The Wildcats open spring practice with three quarterbacks vying for the starting job. Zack Oliver has the most experience of the signal-callers, but Matt Alviti and talented redshirt freshman Clayton Thorson will push for time.

 

2. Rebuilding the OL
In eight Big Ten games last season, Northwestern allowed 24 sacks. The Wildcats have some work to do up front this spring, as two key starters depart in center Brandon Vitabile and tackle Paul Jorgensen.
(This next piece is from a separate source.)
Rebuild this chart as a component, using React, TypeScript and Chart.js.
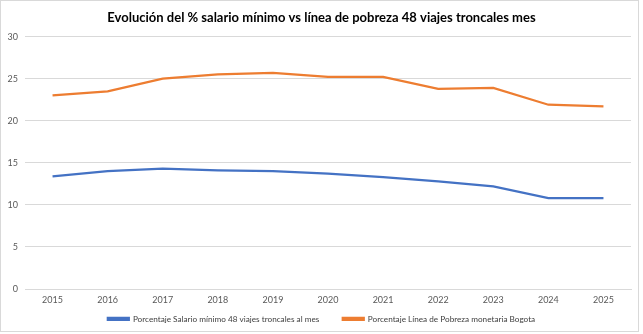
import React, { useEffect, useRef } from "react";
import { Chart, registerables } from "chart.js";

Chart.register(...registerables);

const years = ["2015", "2016", "2017", "2018", "2019", "2020", "2021", "2022", "2023", "2024", "2025"];
const salarioMinimo = [13.4, 14.0, 14.3, 14.1, 14.0, 13.7, 13.3, 12.8, 12.2, 10.8, 10.8];
const lineaPobreza = [23.0, 23.5, 25.0, 25.5, 25.7, 25.2, 25.2, 23.8, 23.9, 21.9, 21.7];
const seriesNames = [
  "Porcentaje Salario mínimo 48 viajes troncales al mes",
  "Porcentaje Línea de Pobreza monetaria Bogota",
];
const titleText = "Evolución del % salario mínimo vs línea de pobreza 48 viajes troncales mes";

const FONT = "Lato, 'Open Sans', sans-serif";
const GAP = "\u2002\u2002\u2002\u2002\u2002";

const widenYAxisClip = {
  id: "widenYAxisClip",
  afterLayout(chart: any) {
    const y = chart.scales.y;
    if (y) y.left = 0;
  },
};

export default function App() {
  const ref = useRef<HTMLCanvasElement | null>(null);
  useEffect(() => {
    if (!ref.current) return;
    const chart = new Chart(ref.current, {
      type: "line",
      plugins: [widenYAxisClip],
      data: {
        labels: years,
        datasets: [
          {
            label: seriesNames[0],
            data: salarioMinimo,
            borderColor: "#4472C4",
            backgroundColor: "#4472C4",
            borderWidth: 2.25,
            pointRadius: 0,
            tension: 0,
          },
          {
            label: seriesNames[1],
            data: lineaPobreza,
            borderColor: "#ED7D31",
            backgroundColor: "#ED7D31",
            borderWidth: 2.25,
            pointRadius: 0,
            tension: 0,
          },
        ],
      },
      options: {
        animation: false,
        responsive: true,
        maintainAspectRatio: false,
        layout: { padding: { left: 12, right: 12, top: 0, bottom: 1 } },
        plugins: {
          title: {
            display: true,
            text: titleText,
            color: "#000",
            font: { family: FONT, size: 13, weight: "bold" },
            padding: { top: 10, bottom: 11 },
          },
          legend: {
            position: "bottom",
            labels: {
              boxWidth: 21,
              boxHeight: 2,
              padding: 3,
              color: "#404040",
              font: { family: FONT, size: 8.2 },
              generateLabels: (c: any) => {
                const base = Chart.defaults.plugins.legend.labels.generateLabels(c);
                return base.map((item: any, i: number) =>
                  i < base.length - 1 ? { ...item, text: item.text + GAP } : item
                );
              },
            },
          },
          tooltip: { enabled: false },
        },
        scales: {
          x: {
            offset: true,
            grid: { display: false, drawTicks: false },
            border: { display: true, color: "#d9d9d9" },
            ticks: { color: "#595959", font: { family: FONT, size: 9 }, padding: 6, maxRotation: 0 },
          },
          y: {
            min: 0,
            max: 30,
            afterFit: (s: any) => { s.width = 13; },
            grid: { color: "#d9d9d9", drawTicks: false },
            border: { display: false },
            ticks: { stepSize: 5, color: "#595959", font: { family: FONT, size: 9 }, padding: 7 },
          },
        },
      },
    });
    return () => chart.destroy();
  }, []);
  return (
    <div style={{ position: "fixed", left: 0, top: 0, width: 643, height: 334, background: "#fff" }}>
      <div style={{ position: "absolute", left: 0, top: 0, width: 639, height: 332, border: "1px solid #d9d9d9", boxSizing: "border-box" as any }} />
      <div style={{ position: "absolute", left: 0, top: 0, width: 643, height: 334 }}>
        <canvas ref={ref} />
      </div>
    </div>
  );
}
The development of this group will be critical for Northwestern’s bowl hopes in 2015.

 

3. Finding a Pass Rush
The Wildcats tied for last in the Big Ten with just nine sacks generated in eight conference games. The defense held opponents to a respectable 5.3 yards per play in Big Ten action, and with 10 starters back, improvement should be expected. Boosting the pass rush is critical for Northwestern to help elevate the defense even higher in the rankings for 2015.

 

7. Purdue

2014 Record: 3-9 (1-7 Big Ten)

Returning Starters: Offense – 9, Defense – 7

 

Key Coaching Changes:

 

Terry Malone (TEs)

 

Purdue’s Spring Priorities

 

1. Settling the QB Position

Austin Appleby and Danny Etling shared the quarterback job last season and combined to throw 16 touchdowns to 16 interceptions. Both players will have a chance to win the starting spot this spring, but redshirt freshman David Blough also joins the competition.

 

2. Find Playmakers

While the quarterback job remains uncertain, Purdue also has to develop more options at running back and receiver to help out the offense. Top running backs Akeem Hunt and Raheem Mostert are gone, leaving Keyante Green (199 yards) as the team’s top returning rusher. Hunt was also the team’s leading option in terms of catches (48), and top receiver Danny Anthrop (616 receiving yards last season) is coming off a torn ACL.

 

3. Step Forward on Defense

In coach Darrell Hazell’s two seasons with the Boilermakers, Purdue has ranked near the bottom of the Big Ten in yards per play allowed in back-to-back years. There’s reason for optimism with seven starters returning, but key players like end Ryan Russell and safety Landon Feichter must be replaced. Can this unit take a step forward in the spring?